38.      Les juges ont le droit mais également le devoir de suivre une formation initiale et continue en matière de TI, de sorte qu’ils soient en mesure de faire usage pleinement et de manière appropriée des systèmes de TI.

 

39.      Les TI sont un outil important pour renforcer la transparence et l’objectivité dans la distribution des affaires et pour améliorer la gestion des affaires. Ils peuvent jouer un rôle concernant l’évaluation des juges et des tribunaux. Cependant, les données collectées par les systèmes informatisés ne peuvent être les seules bases pour une analyse du travail individuel des juges. Ces données statistiques devraient être examinées par le Conseil de la Justice ou un autre organe indépendant équivalent[4].

40.      La gestion et le développement des TI représentent un défi pour toute organisation. Pour le système judiciaire, ils présentent un défi nouveau et exigeantpour ses structures de gestion et une opportunité pour développer l'indépendance institutionnelle.

41.      Le financement des TI devrait être basé sur le fait qu’ils contribuent à l'amélioration des performances des tribunaux et de la justice, de la qualité de la justice et du service au citoyen.

F.                    Conclusions - Recommandations

i.              Le CCJE encourage les TI comme un moyen d’améliorer l’administration de la justice ;

ii.             Les TI peuvent contribuer à améliorer l'accès à la justice, la gestion des dossiers et l'évaluation du système de justice ;

iii.            Les TI jouent un rôle primordial dans la fourniture d’informations aux juges, avocats et autres intervenants au sein du système judiciaire, ainsi qu’au public et aux médias ;

iv.           Les TI doivent être adaptés aux besoins des juges et des autres usagers, ils ne doivent jamais porter atteinte aux garanties et aux droits procéduraux tel que ceux assurant un procès équitable devant un juge ;

v.            Les juges devraient être impliqués dans toutes les décisions concernant la mise en place et le développement des TI au sein du système judiciaire ;

vi.           Une attention particulière doit être portée aux besoins des personnes qui ne sont pas en mesure d'utiliser les TI ;

vii.          Le juge doit avoir à tout moment le pouvoir d’ordonner la comparution des parties, la production de pièces en original et l’audition de témoins ;

viii.         Le CCJE encourage l’utilisation de tous les moyens d’information pour promouvoir le rôle important du système judiciaire en garantissant l’Etat de droit dans un Etat démocratique ;

ix.           Les TI ne sauraient être une entrave aux pouvoirs du juge et aux principes fondamentaux consacrés par la Convention.



[1]Sur la relation entre symbolisme et justice et le risque de la dérituatilisation du processus judiciaire, tendance des démocraties modernes, voir A. Garapon, “Bien juger – Essai sur le rituel judiciaire” (Odile Jacob, Paris, 2001), qui offre également en annexe une bibliographie complète.

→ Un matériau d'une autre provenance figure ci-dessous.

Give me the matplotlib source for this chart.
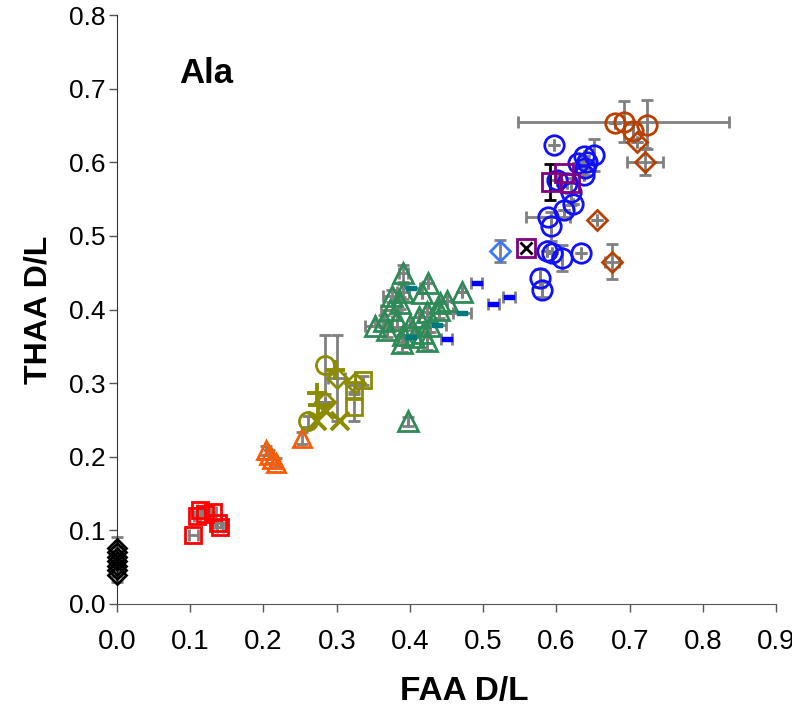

[2] Voir, par exemple, Règlementation (CE) No 1896/2006 du 12.12.2006 (sur la procédure européenne d’injonction de payer) et Règlementation (CE) No 805/2004 du 21.4.2004 (sur la création d’un titre exécutoire européen pour les créances incontestées).

[3] Voir JO C127, 29.4.2011, p.1 : Conclusions du Conseil préconisant l'introduction d'un identifiant européen de la jurisprudence et un ensemble minimal de métadonnées uniformes pour la jurisprudence.

[4] Voir également les Avis du CCJE N° 1(2001) para 9, N°10(2007) et N° 11(2008).